The line holding "edges = np.linspace(0.0, 1.0, 51)" is the last one to output; start at the first line of the data, keep every line in between exactly, and leave out pictures.

● **Source data**:
▶
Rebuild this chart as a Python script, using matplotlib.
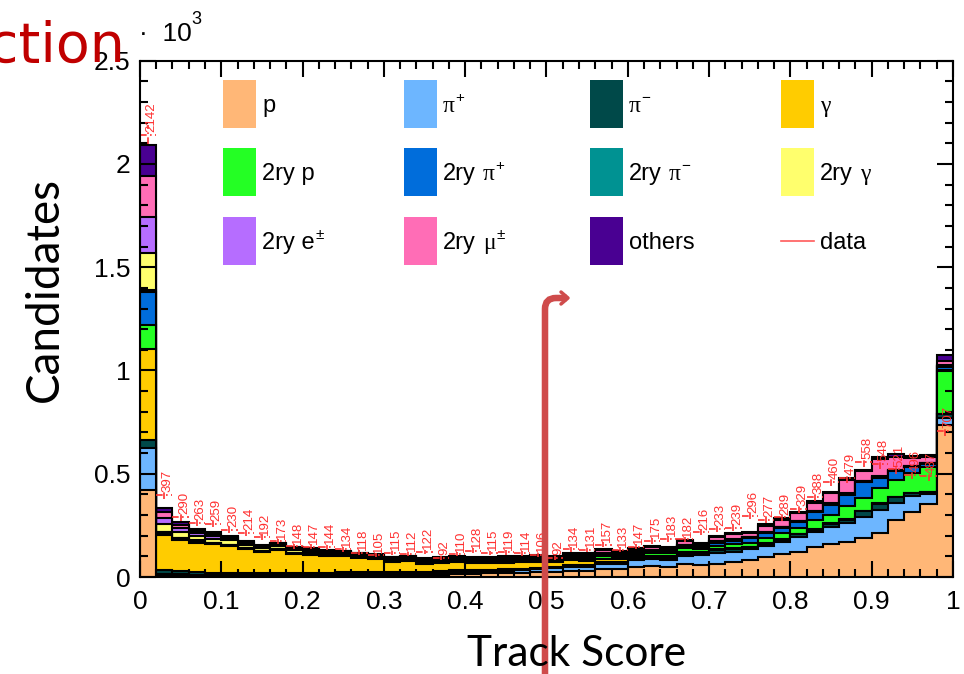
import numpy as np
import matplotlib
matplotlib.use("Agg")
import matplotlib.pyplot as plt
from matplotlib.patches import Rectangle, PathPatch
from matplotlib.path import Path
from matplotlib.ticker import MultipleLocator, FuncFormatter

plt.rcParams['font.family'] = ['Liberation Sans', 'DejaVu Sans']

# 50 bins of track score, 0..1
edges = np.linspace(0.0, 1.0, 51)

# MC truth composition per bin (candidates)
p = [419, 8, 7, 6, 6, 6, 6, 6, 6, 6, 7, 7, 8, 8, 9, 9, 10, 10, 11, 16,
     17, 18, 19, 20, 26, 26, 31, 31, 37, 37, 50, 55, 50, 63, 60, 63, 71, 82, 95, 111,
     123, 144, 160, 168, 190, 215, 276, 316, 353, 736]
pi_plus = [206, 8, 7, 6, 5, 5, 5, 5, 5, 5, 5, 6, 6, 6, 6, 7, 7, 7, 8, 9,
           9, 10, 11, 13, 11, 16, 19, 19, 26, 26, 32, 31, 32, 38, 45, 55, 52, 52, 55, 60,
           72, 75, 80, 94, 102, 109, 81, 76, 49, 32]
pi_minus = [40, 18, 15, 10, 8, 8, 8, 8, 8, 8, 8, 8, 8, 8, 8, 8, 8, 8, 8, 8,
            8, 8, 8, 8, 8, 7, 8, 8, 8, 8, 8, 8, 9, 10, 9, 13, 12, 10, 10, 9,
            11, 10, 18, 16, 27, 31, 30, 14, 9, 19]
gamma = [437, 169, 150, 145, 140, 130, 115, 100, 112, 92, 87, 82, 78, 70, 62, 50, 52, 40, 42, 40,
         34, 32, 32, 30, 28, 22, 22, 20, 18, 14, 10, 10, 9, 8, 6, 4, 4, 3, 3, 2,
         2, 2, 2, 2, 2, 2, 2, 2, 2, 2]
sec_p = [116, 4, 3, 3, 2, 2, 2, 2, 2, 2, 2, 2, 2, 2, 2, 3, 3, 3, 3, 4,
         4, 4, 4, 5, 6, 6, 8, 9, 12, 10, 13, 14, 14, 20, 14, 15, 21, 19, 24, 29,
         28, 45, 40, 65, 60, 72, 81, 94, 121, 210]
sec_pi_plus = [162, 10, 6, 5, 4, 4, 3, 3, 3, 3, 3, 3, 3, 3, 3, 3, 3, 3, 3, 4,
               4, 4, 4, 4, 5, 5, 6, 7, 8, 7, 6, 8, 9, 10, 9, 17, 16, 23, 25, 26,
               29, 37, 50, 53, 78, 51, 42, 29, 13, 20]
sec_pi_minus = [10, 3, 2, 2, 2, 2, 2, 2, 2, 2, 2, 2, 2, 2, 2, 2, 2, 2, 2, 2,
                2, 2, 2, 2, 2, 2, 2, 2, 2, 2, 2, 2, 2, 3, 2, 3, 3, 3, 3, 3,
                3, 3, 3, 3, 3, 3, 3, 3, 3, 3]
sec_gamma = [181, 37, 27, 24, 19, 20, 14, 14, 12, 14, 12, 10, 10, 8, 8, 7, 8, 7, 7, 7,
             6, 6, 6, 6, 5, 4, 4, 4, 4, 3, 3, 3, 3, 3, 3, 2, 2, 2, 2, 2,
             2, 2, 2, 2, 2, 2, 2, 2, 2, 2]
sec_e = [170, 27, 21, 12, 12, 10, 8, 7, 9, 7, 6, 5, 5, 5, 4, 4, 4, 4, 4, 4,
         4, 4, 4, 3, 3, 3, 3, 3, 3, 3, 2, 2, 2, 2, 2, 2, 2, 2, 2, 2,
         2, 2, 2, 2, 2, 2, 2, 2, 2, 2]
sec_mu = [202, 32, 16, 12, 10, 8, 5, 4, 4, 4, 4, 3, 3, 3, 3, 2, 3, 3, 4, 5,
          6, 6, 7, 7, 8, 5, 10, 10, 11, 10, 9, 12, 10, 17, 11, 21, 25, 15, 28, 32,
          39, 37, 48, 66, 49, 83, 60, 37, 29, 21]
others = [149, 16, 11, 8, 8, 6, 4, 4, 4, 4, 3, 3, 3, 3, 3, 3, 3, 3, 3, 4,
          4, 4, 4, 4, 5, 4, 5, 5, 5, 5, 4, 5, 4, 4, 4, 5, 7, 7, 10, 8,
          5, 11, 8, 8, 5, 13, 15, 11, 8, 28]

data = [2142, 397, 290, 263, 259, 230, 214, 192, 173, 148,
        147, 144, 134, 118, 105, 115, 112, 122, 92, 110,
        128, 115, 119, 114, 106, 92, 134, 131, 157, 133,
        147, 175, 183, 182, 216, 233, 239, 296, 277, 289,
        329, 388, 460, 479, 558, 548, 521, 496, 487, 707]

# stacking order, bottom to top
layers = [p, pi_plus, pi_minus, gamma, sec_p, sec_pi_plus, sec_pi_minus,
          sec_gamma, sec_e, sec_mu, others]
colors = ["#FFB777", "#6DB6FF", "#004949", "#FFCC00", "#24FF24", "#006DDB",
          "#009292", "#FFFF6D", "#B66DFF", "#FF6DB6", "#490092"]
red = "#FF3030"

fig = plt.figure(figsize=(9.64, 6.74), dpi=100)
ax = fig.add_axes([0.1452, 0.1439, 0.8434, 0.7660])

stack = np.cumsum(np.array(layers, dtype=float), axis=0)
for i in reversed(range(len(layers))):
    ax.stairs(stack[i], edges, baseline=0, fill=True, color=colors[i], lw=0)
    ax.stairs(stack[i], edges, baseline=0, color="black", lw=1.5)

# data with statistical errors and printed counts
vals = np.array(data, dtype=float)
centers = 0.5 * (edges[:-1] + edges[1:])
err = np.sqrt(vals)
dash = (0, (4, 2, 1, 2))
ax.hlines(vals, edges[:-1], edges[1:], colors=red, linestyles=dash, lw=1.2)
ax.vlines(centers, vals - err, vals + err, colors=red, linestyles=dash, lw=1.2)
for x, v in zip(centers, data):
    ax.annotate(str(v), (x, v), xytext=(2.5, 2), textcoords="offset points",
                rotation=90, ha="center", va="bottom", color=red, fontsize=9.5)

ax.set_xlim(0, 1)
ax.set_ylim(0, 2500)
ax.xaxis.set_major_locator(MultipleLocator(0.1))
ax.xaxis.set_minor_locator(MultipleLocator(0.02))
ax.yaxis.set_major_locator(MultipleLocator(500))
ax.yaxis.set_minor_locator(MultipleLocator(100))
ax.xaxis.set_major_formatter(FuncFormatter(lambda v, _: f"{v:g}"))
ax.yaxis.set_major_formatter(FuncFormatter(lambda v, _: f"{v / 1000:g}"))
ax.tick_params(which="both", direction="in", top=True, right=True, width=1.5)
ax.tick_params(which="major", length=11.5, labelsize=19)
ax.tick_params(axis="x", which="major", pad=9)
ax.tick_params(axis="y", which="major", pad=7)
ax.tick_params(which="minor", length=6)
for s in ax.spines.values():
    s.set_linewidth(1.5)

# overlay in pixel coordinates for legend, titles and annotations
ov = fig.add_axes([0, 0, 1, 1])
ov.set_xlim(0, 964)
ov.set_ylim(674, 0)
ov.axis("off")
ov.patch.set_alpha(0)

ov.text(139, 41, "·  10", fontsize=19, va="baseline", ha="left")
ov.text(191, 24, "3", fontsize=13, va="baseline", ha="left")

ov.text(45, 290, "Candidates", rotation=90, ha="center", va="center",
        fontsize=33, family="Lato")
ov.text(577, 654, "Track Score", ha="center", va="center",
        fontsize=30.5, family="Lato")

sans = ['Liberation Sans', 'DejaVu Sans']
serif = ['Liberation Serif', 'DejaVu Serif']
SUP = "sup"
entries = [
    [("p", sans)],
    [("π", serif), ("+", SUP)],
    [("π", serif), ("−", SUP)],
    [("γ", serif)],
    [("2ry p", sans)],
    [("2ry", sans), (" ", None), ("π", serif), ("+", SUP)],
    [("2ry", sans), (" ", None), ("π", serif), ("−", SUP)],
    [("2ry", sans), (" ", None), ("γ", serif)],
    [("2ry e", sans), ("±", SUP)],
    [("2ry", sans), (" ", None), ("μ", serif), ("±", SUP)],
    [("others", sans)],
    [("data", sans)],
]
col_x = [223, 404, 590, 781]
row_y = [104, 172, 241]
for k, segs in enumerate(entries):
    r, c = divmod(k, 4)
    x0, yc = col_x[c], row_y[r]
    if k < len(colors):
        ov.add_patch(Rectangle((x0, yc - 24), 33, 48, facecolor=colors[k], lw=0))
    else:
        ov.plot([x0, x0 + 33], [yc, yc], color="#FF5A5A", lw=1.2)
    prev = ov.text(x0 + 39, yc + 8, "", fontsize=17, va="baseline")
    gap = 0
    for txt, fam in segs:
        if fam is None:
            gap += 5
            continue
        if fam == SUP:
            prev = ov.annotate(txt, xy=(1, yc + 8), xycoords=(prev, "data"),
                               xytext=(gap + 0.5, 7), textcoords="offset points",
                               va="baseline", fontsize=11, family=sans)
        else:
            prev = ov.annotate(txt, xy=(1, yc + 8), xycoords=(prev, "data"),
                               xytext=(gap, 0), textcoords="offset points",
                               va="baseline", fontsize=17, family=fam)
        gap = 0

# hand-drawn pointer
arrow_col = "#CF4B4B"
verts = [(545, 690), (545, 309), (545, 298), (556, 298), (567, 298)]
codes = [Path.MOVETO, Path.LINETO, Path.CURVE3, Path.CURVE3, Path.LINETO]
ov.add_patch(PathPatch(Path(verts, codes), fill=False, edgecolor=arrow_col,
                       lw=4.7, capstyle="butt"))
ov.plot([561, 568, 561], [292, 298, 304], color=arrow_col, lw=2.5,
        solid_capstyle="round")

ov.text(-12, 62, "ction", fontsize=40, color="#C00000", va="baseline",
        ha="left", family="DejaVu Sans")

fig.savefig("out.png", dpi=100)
◀
● **Response below**:
Rebuild this chart as a Python script, using matplotlib.
import numpy as np
import matplotlib
matplotlib.use("Agg")
import matplotlib.pyplot as plt
from matplotlib.patches import Rectangle, PathPatch
from matplotlib.path import Path
from matplotlib.ticker import MultipleLocator, FuncFormatter

plt.rcParams['font.family'] = ['Liberation Sans', 'DejaVu Sans']

# 50 bins of track score, 0..1
edges = np.linspace(0.0, 1.0, 51)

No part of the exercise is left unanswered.